Are you so foolish? After beginning by means of the Spirit, are you now trying to finish by means of the flesh? (Galatians 3:3)
The house we made an offer on seemed perfect for our situation, but it needed a new roof. I like being cheap so instead of buying a new roof, I thought of ways to patch up the problem areas. God showed me that my approach to being cheap and patching up problem areas was a picture of how I tried to manage my life.
I began my career as a chaplain with great enthusiasm and dependency on the Spirit’s power to accomplish His work. I knew I couldn’t do great things for God without God working in me. But over the years I lost sight of the need to be dependent on God. I added patches here and there, but it made my “roof” weak and susceptible to the storms of life. For most of my time in the military, I never faced a hurricane level storm, so the “roof” was never truly tested.
The testing storm came on my last assignment and it decimated my “roof”. I had ignored the underlying realities of my lack of humility and avoiding accountable fellowship.
Instead of humility…
- My pride led me to believe I had made my mark and I deserved higher positions of authority.
- My pride led me to believe I was one of the best at my job.
- My pride led me to believe that I was critical to accomplishing even more important work.
Instead of real fellowship…
- I had no one watching out for how I treated my family or how I conducted myself at work.
- I had no one checking on my focus.
- I helped others but didn’t seek it for myself.
So when the storm hit, I initially did my best, under my own power, to wait it out. But when things turned ugly, I made a catastrophic mistake by isolating myself from those closest to me. I selfishly searched for what I thought would protect me—and it wasn’t Jesus. At times I believed I had Jesus guiding me, but there were constant reminders that I was not on the right path. And I refused to acknowledge or heed those reminders.
My decisions during that time also kept me trapped in a constant barrage of guilt and fear. This constant cycle blinded me to reality and the truth of the gospel. I became stuck and had no way out until Jesus showed up to begin the repair work. And repair me He did.
In the renovation, He reminded me that I was foolish like the Galatians. I began my career in the power of the Spirit but drifted to working in my own power and for my own glory. I was a fool.
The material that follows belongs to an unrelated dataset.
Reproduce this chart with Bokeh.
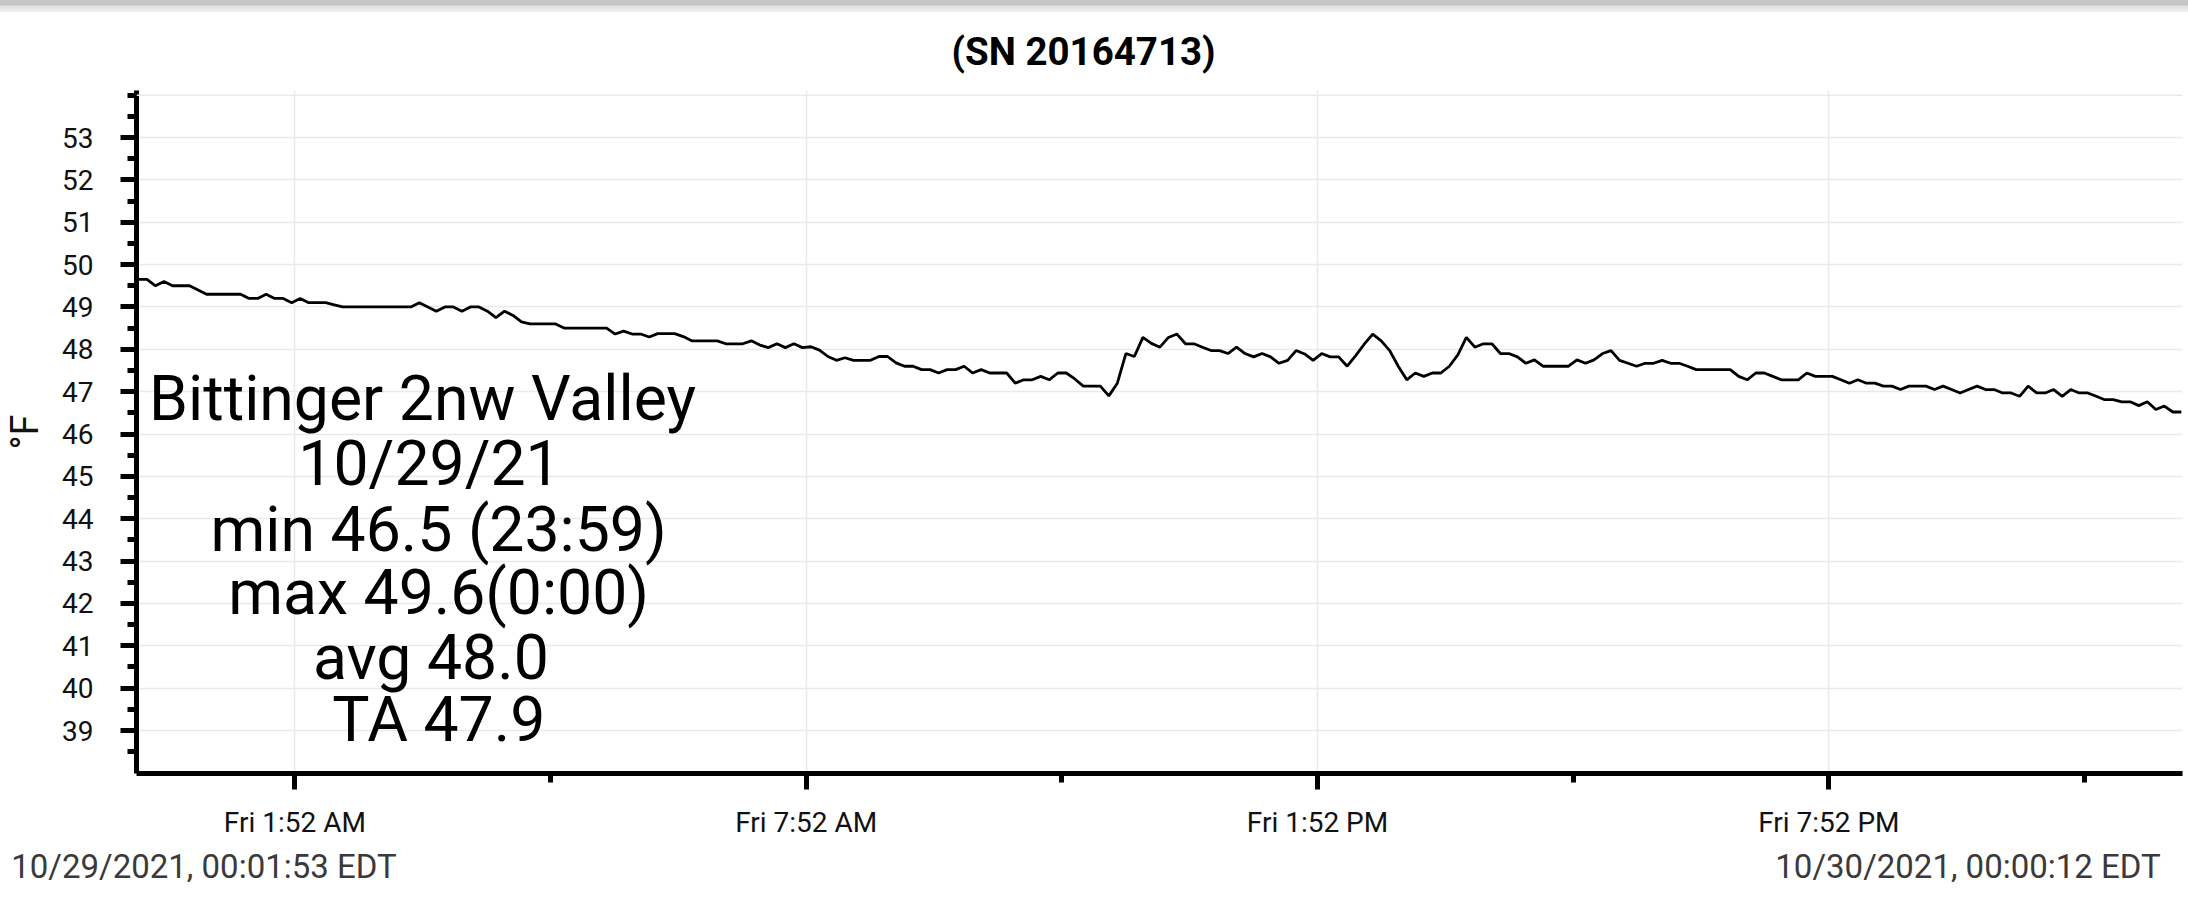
from bokeh.plotting import figure
from bokeh.models import FixedTicker, Span, Range1d, LinearAxis, Div
from bokeh.layouts import column
from bokeh.embed import file_html
from bokeh.resources import INLINE
from bokeh.core.properties import value
import numpy as np

# ---------------- data ----------------
title_text = "(SN 20164713)"
y_axis_label = "°F"
start_label = "10/29/2021, 00:01:53 EDT"
end_label = "10/30/2021, 00:00:12 EDT"
start_minute = 1 + 53 / 60          # 00:01:53 on 10/29
end_minute = 24 * 60 + 12 / 60      # 00:00:12 on 10/30

temps_f = [
    49.65, 49.65, 49.5, 49.6, 49.5, 49.5, 49.5, 49.4, 49.3, 49.3,
    49.3, 49.3, 49.3, 49.2, 49.2, 49.3, 49.2, 49.2, 49.1, 49.2,
    49.1, 49.1, 49.1, 49.05, 49.0, 49.0, 49.0, 49.0, 49.0, 49.0,
    49.0, 49.0, 49.0, 49.1, 49.0, 48.9, 49.0, 49.0, 48.9, 49.0,
    49.0, 48.9, 48.75, 48.9, 48.8, 48.65, 48.6, 48.6, 48.6, 48.6,
    48.5, 48.5, 48.5, 48.5, 48.5, 48.5, 48.36, 48.43, 48.36, 48.36,
    48.29, 48.37, 48.37, 48.37, 48.3, 48.2, 48.2, 48.2, 48.2, 48.13,
    48.13, 48.13, 48.2, 48.1, 48.04, 48.13, 48.04, 48.13, 48.04, 48.06,
    47.98, 47.83, 47.74, 47.8, 47.74, 47.74, 47.74, 47.83, 47.83, 47.68,
    47.6, 47.6, 47.52, 47.52, 47.44, 47.52, 47.52, 47.6, 47.44, 47.52,
    47.44, 47.44, 47.44, 47.2, 47.28, 47.28, 47.36, 47.28, 47.44, 47.44,
    47.3, 47.13, 47.13, 47.13, 46.9, 47.2, 47.9, 47.83, 48.28, 48.14,
    48.05, 48.28, 48.36, 48.13, 48.13, 48.05, 47.97, 47.97, 47.9, 48.05,
    47.9, 47.82, 47.9, 47.82, 47.67, 47.74, 47.97, 47.89, 47.74, 47.9,
    47.82, 47.82, 47.6, 47.85, 48.12, 48.36, 48.2, 47.97, 47.6, 47.28,
    47.44, 47.36, 47.44, 47.44, 47.6, 47.87, 48.28, 48.05, 48.13, 48.13,
    47.9, 47.9, 47.82, 47.67, 47.75, 47.6, 47.6, 47.6, 47.6, 47.75,
    47.67, 47.75, 47.9, 47.97, 47.74, 47.67, 47.6, 47.67, 47.67, 47.74,
    47.67, 47.67, 47.6, 47.52, 47.52, 47.52, 47.52, 47.52, 47.36, 47.28,
    47.44, 47.44, 47.36, 47.28, 47.28, 47.28, 47.44, 47.36, 47.36, 47.36,
    47.28, 47.2, 47.28, 47.2, 47.2, 47.13, 47.13, 47.05, 47.13, 47.13,
    47.13, 47.05, 47.13, 47.05, 46.97, 47.05, 47.13, 47.05, 47.05, 46.97,
    46.97, 46.89, 47.13, 46.97, 46.97, 47.05, 46.89, 47.05, 46.97, 46.97,
    46.89, 46.81, 46.81, 46.76, 46.76, 46.67, 46.76, 46.58, 46.66, 46.52,
    46.52,
]

x_tick_minutes = [112, 472, 832, 1192]
x_tick_labels = ["Fri 1:52 AM", "Fri 7:52 AM", "Fri 1:52 PM", "Fri 7:52 PM"]
x_minor_minutes = [292, 652, 1012, 1372]
y_ticks = list(range(39, 54))
y_minor_ticks = [38.5 + 0.5 * i for i in range(32)]

stats_lines = [
    "Bittinger 2nw Valley",
    "10/29/21",
    "min 46.5 (23:59)",
    "max 49.6(0:00)",
    "avg  48.0",
    "TA  47.9",
]

# sample times: evenly spaced readings from first to last timestamp
times_min = np.linspace(start_minute, end_minute, len(temps_f))

# ---------------- layout ----------------
BAND_H = 12
band = Div(text="", width=2188, height=BAND_H,
           styles={"background": "linear-gradient(to bottom, #c6c6c6 0px, #c6c6c6 5px, "
                                 "#dedede 6px, #f1f1f1 12px)",
                   "margin": "0", "padding": "0"})

p = figure(
    width=2188, height=901 - BAND_H,
    output_backend="svg", toolbar_location=None,
    x_range=Range1d(0.5, 1441.0), y_range=Range1d(37.985, 54.11),
    min_border_left=136, min_border_right=6,
    min_border_top=90 - BAND_H, min_border_bottom=128,
    background_fill_color="white", border_fill_color="white",
)
p.outline_line_color = None

# title
p.title.text = title_text
p.title.align = "left"
p.title.offset = 815
p.title.vertical_align = "top"
p.title.text_font = "Roboto"
p.title.text_font_size = "38.5px"
p.title.text_font_style = "bold"
p.title.text_color = "black"
p.title.standoff = 30

p.line(times_min, temps_f, line_color="black", line_width=2.8)

# axes
xa = p.xaxis[0]
ya = p.yaxis[0]
xa.ticker = FixedTicker(ticks=x_tick_minutes, minor_ticks=x_minor_minutes)
xa.major_label_overrides = {t: l for t, l in zip(x_tick_minutes, x_tick_labels)}
ya.ticker = FixedTicker(ticks=y_ticks, minor_ticks=y_minor_ticks)

for ax in (xa, ya):
    ax.axis_line_color = "black"
    ax.axis_line_width = 5
    ax.major_tick_line_color = "black"
    ax.minor_tick_line_color = "black"
    ax.major_tick_line_width = 5
    ax.minor_tick_line_width = 5
    ax.major_tick_in = 0
    ax.minor_tick_in = 0
    ax.major_tick_out = 16
    ax.minor_tick_out = 9
    ax.major_label_text_font = "Roboto"
    ax.major_label_text_font_size = "28px"
    ax.major_label_text_color = "#111111"

xa.major_label_standoff = 16
ya.major_label_standoff = 27
ya.axis_label = y_axis_label
ya.axis_label_text_font = "Roboto"
ya.axis_label_text_font_size = "38px"
ya.axis_label_text_font_style = "normal"
ya.axis_label_text_color = "#111111"
ya.axis_label_standoff = 12

# start / end timestamps shown under the time axis
stamp_minutes = [48, 1290]
stamp_axis = LinearAxis(
    ticker=FixedTicker(ticks=stamp_minutes, minor_ticks=[]),
    major_label_overrides={stamp_minutes[0]: start_label, stamp_minutes[1]: end_label},
    axis_line_color=None, major_tick_line_color=None, minor_tick_line_color=None,
    major_tick_out=0, major_tick_in=0, major_label_standoff=5,
    major_label_text_font="Roboto", major_label_text_font_size="33px",
    major_label_text_color="#3a3a3a",
)
p.add_layout(stamp_axis, "below")

p.grid.grid_line_color = "#e9e9e9"
p.grid.grid_line_width = 1.5
p.add_layout(Span(location=54, dimension="width", line_color="#e9e9e9", line_width=1.5))

# station summary text
stats_x = [201.9, 206.8, 213.2, 213.2, 213.2, 218.8]
stats_y = [46.83, 45.30, 43.75, 42.25, 40.72, 39.26]
p.text(x=stats_x, y=stats_y, text=stats_lines,
       text_font=value("Roboto"), text_font_size=value("62.5px"),
       text_align="center", text_baseline="alphabetic", text_color="black")

layout = column(band, p, spacing=0)
open("out.html", "w").write(file_html(layout, INLINE))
But by God’s grace, He restored this fool and gave me a vision of how to replace the damaged “roof.” It would cost me time and effort but as I submitted to His repair work in my life, I knew my entire “home” would turn out better than new.
So today, I rejoice with a grateful heart that the Spirit has rebuilt and continues to rebuild not only my “roof” by my whole “house.” He is reinforcing the lessons I learned long ago, the importance of humility and accountable fellowship.
Humility says that God has given me a wonderful family, gifts and abilities, and an opportunity to be part of His Kingdom mission. Humility says that I do my work for Him, not for me. Paul reinforced this with the challenge later in the same book, “So I say, walk by the Spirit, and you will not gratify the desires of the flesh” (Galatians 5:16).
Fellowship keeps me focused on connecting to my family and those around me. It’s the opposite of isolation because it’s a deliberate step towards others, even when it is scary or painful. Paul adds “You, my brothers and sisters, were called to be free. But do not use your freedom to indulge the flesh; rather, serve one another humbly in love” (Galatiains 5:13). Serving is engine that drives true fellowship.
If you have been decimated by a “storm” remember God gives a greater grace that can and will help you rebuild. It’s never too late to turn from your isolation to God and others. You will not be disappointed. Ask God to start the repair work today.